Data:
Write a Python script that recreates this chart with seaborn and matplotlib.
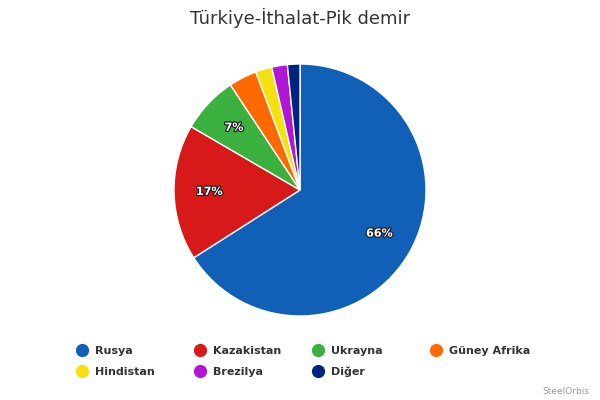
import matplotlib
matplotlib.use("Agg")
import matplotlib.pyplot as plt
import matplotlib.patheffects as pe
from matplotlib.lines import Line2D
import seaborn as sns

categories = ["Rusya", "Kazakistan", "Ukrayna", "Güney Afrika", "Hindistan", "Brezilya", "Diğer"]
values = [65.9, 17.4, 7.3, 3.6, 2.1, 2.0, 1.6]
colors_hex = ["#1060b8", "#d71919", "#3ab03e", "#ff6a00", "#f5e10e", "#b015d8", "#002480"]
title = "Türkiye-İthalat-Pik demir"
credit = "SteelOrbis"

sns.set_theme(style="white")
plt.rcParams['font.family'] = ['DejaVu Sans']
palette = sns.color_palette(colors_hex)

fig = plt.figure(figsize=(6, 4), dpi=100)
fig.patch.set_facecolor("white")
ax = fig.add_axes([0.29, 0.21, 0.42, 0.63])

def fmt(p):
    return f"{p:.0f}%" if p >= 5 else ""

wedges, texts, autotexts = ax.pie(
    values, colors=palette, startangle=90, counterclock=False,
    autopct=fmt, pctdistance=0.72,
    wedgeprops=dict(edgecolor="white", linewidth=1),
    textprops=dict(color="white", fontsize=8, fontweight="bold"),
)
for t in autotexts:
    t.set_path_effects([pe.withStroke(linewidth=1.8, foreground="#222222")])
ax.set_xlim(-1, 1)
ax.set_ylim(-1, 1)
ax.set_aspect("equal")
ax.axis("off")

fig.text(0.5, 1 - 18 / 400, title, ha="center", va="center", fontsize=13, color="#333333")

ncols = 4
col_x = [78, 196, 314, 432]
for j in range(ncols):
    idx = [i for i in range(len(categories)) if i % ncols == j]
    handles = [Line2D([0], [0], marker="o", linestyle="", markersize=8.5,
                      markerfacecolor=palette[i], markeredgecolor=palette[i]) for i in idx]
    labels = [categories[i] for i in idx]
    leg = fig.legend(handles, labels, loc="upper left",
                     bbox_to_anchor=(col_x[j] / 600, 1 - 346 / 400),
                     frameon=False, handlelength=0.8, handletextpad=0.75,
                     labelspacing=0.95, borderpad=0, borderaxespad=0,
                     prop=dict(size=8, weight="bold"))
    for t in leg.get_texts():
        t.set_color("#333333")

fig.text(589 / 600, 1 - 392 / 400, credit, ha="right", va="center", fontsize=6.5, color="#999999")

fig.savefig("out.png", dpi=100, facecolor="white")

Written task: Report only the count of lines that include the string "seaborn".

Right answer: 2